I knew right away that I wanted to report this. My mom was very hesitant because she knew how police officers can be and how police officers treat their own — and not only would it be ineffective, but that there might be some kind of retaliation against us for speaking out against a police officer like this. But, I felt like this was important. How many people don’t report police for bad behavior?

I never saw the officer's face. I couldn’t get a badge number. My brain was scrambled in the moment too, so I barely remember who I was talking to — anyone’s name from that night. I had accepted the fact that nothing may come out of this.

Many, many months passed. It was a year and maybe a month or two before we heard from the DOJ. When they told me that they found the guy, first of all I was surprised; I couldn’t provide a name, and I could barely provide a description because all the cops looked the same in their riot gear.

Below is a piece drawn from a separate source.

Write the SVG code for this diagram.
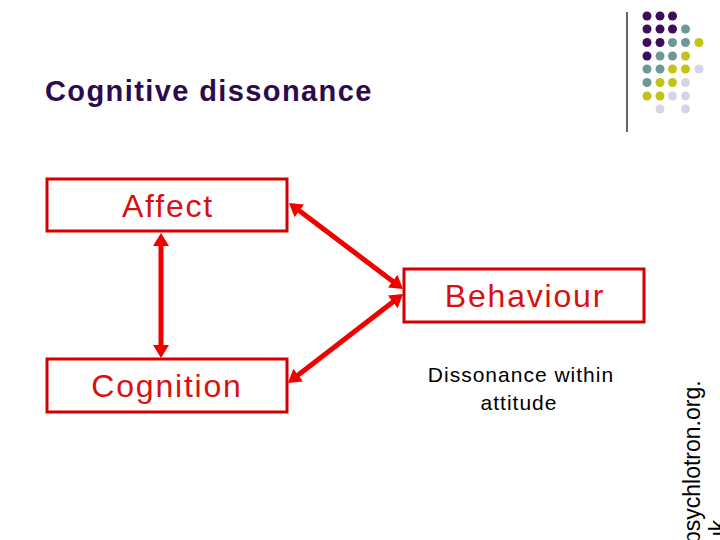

I was gracefully allowed to speak before the court the other day, and the thing I touched upon was how Cory Evans had taken my voice: In a way, he had intimidated me, he had scared me. Even now, I’m hesitant to use my First Amendment rights, I am nervous about maybe joining another protest in the future. And I might not get so lucky next time. I don’t know if what happened that night happened to me again if I’d be alive afterwards.

His attack on me was a deliberate attempt to hurt someone. I can’t tell you why he did it. Don't tell me that people are falsely surrendering. Where is the evidence of that happening? What did I do prior to that to insinuate that I was going to hurt you? I had been on my knees well before you approached me. I think that’s bull crap.

Honestly, I’m pretty satisfied with the sentencing. Obviously, I would have wanted a full sentence — like if he had gotten 10 years, I wouldn't have been upset. But I am satisfied. I wasn't expecting him to serve any kind of jail time. I was really nervous that he was only going to get probation. I think he’s getting the punishment that he needs. 

Part of the thing I was out protesting for was to see if the justice system works. And I think here, in my case, it did. I think this is a great example of what our justice system can stand for and why it can be one of the best things.